Travel restrictions and the snow storm earlier in the week kept people away. “This weekend I think is going to be a monster in terms of the majority of handle,” Gable said.
“Mattress Mack” was back in the news this week when he put $3.46 million on the Buccaneers at +3.5 with the DraftKings app in Colorado. While it’s an interesting play to us amateur bettors, it aggravates the professionals who are hamstrung by seemingly arbitrary limits.
It’s a problem seen more often online than at retail establishments, but it does happen at the brick & mortar shops.
Gable said the Borgata’s sportsbook is willing to take $1 million on either the Chiefs or Buccaneers or the over/under, which was 56. They’ll take $10k on props involving quarterbacks, $5k on other props and $2k on the novelty wagers.
“And of course if somebody wants more, they can ask and we’ll look into it,” Gable said.
BetMGM has a $2.3 million bet on the Bucs at +3.5. William Hill is holding a $520,000 ticket on the Chiefs at -3 and another $115,000 from a futures bet when the Chiefs were +150. That would pay $172,500.

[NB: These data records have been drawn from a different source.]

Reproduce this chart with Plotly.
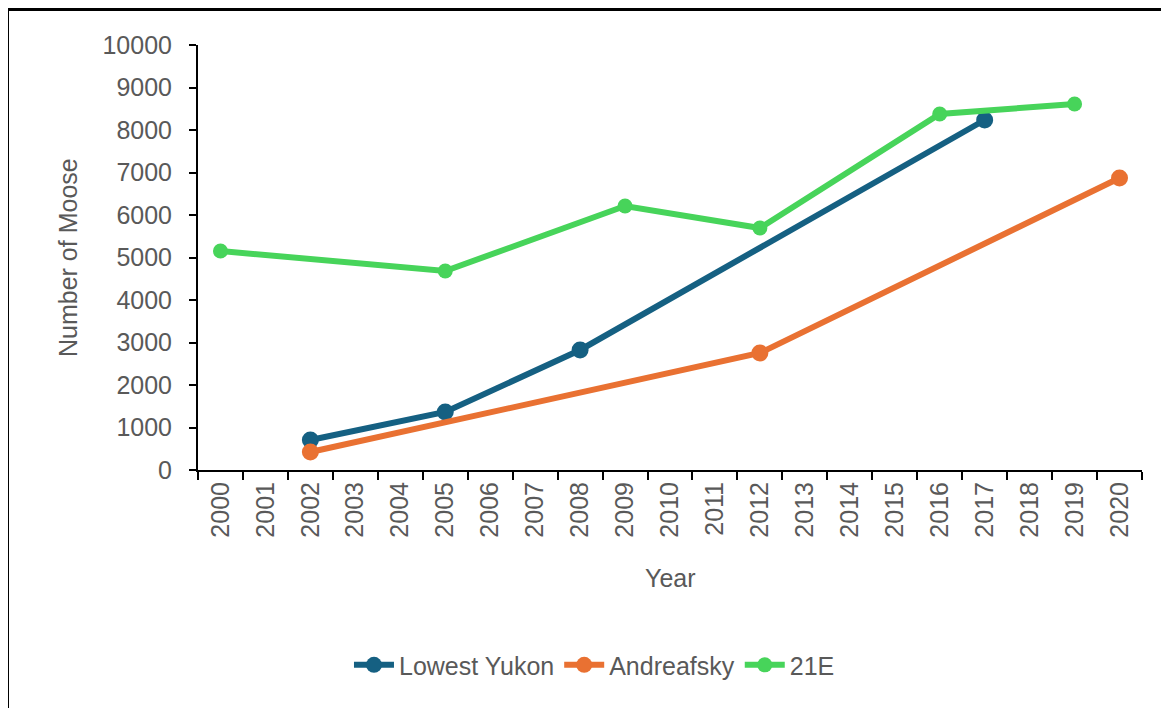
import plotly.graph_objects as go

years = [str(y) for y in range(2000, 2021)]

yukon_years = ["2002", "2005", "2008", "2017"]
yukon_moose = [706, 1365, 2824, 8235]

andreafsky_years = ["2002", "2012", "2020"]
andreafsky_moose = [424, 2753, 6871]

e21_years = ["2000", "2005", "2009", "2012", "2016", "2019"]
e21_moose = [5153, 4682, 6212, 5694, 8376, 8612]

grey = "#595959"
font = "Liberation Sans, Arial, sans-serif"

fig = go.Figure()
fig.add_trace(go.Scatter(x=yukon_years, y=yukon_moose, name="Lowest Yukon", mode="lines+markers",
                         line=dict(color="#156082", width=6), marker=dict(size=17)))
fig.add_trace(go.Scatter(x=andreafsky_years, y=andreafsky_moose, name="Andreafsky", mode="lines+markers",
                         line=dict(color="#E97132", width=6), marker=dict(size=17)))
fig.add_trace(go.Scatter(x=e21_years, y=e21_moose, name="21E", mode="lines+markers",
                         line=dict(color="#47D45A", width=6), marker=dict(size=15)))

# page has an 8px body margin, so the figure is shifted; compensate
fig.update_layout(
    width=1161, height=700,
    margin=dict(l=190, r=27, t=37, b=238),
    plot_bgcolor="white", paper_bgcolor="white",
    font=dict(family=font, size=25, color=grey),
    showlegend=True,
    legend=dict(orientation="h", x=0.42, xanchor="center", y=-0.459, yanchor="middle",
                font=dict(size=25, color=grey), itemwidth=40),
    shapes=[dict(type="rect", xref="paper", yref="paper",
                 x0=-0.2018, x1=1.04, y0=-0.6, y1=1.0835,
                 line=dict(color="black", width=3))],
    annotations=[
        dict(text="Year", xref="paper", yref="paper", x=0.5, y=(470 - 578) / 425,
             showarrow=False, font=dict(size=25, color=grey), yanchor="middle"),
        dict(text="Number of Moose", xref="paper", yref="paper", x=(68 - 198) / 944, y=(470 - 258) / 425,
             showarrow=False, textangle=-90, font=dict(size=25, color=grey), xanchor="center", yanchor="middle"),
    ],
)

fig.update_xaxes(type="category", categoryorder="array", categoryarray=years,
                 range=[-0.5, 20.5], tickmode="array", tickvals=years, ticktext=years,
                 tickangle=-90, tickson="boundaries", ticks="outside", ticklen=8, tickwidth=2,
                 tickcolor="black", showline=True, linecolor="black", linewidth=2,
                 showgrid=False, tickfont=dict(size=25, color=grey))
fig.update_yaxes(range=[0, 10000], dtick=1000, tickformat="d", ticks="outside", ticklen=7, tickwidth=2,
                 tickcolor="black", showline=True, linecolor="black", linewidth=2,
                 ticklabelstandoff=12,
                 showgrid=False, zeroline=False, tickfont=dict(size=25, color=grey))

fig.write_html("out.html")
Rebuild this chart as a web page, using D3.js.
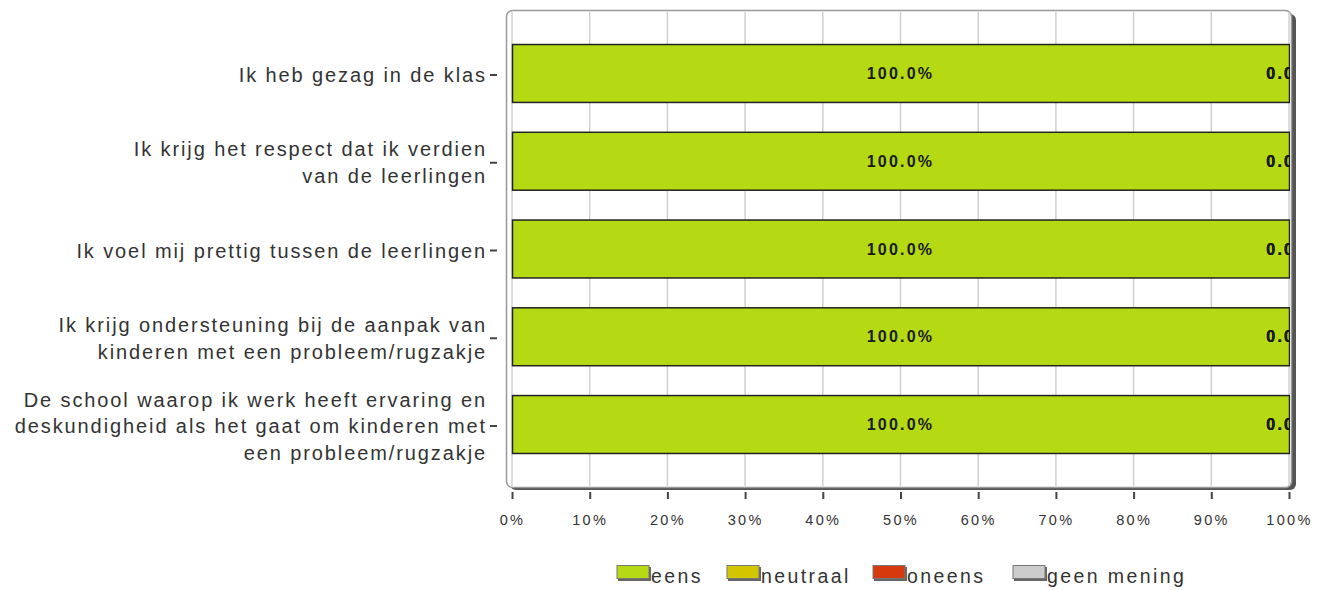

It’ll be a big headache for the sportsbooks if the Bucs win outright. Many are holding heavy futures action on Tampa Bay, placed almost from the moment Tom Brady decided in March to take his talents to central Florida. A Washington D.C. bettor laid $40k at a William Hill establishment when the Bucs were 12-1.
Then there’s the props.
William Hill asked its employees to submit ideas for goofy props. They have a line on whether a missed field goal will hit off the upright. Probably came from a Bears fan still miffed at Cody Parkey.
“It’s one of those where the professionals will be one side and the masses will bet the big plus and hope someone hits a doink,” said Nick Bogdanovich, William Hill’s U.S. director of trading. “We’ll need ‘NO’ on that one.”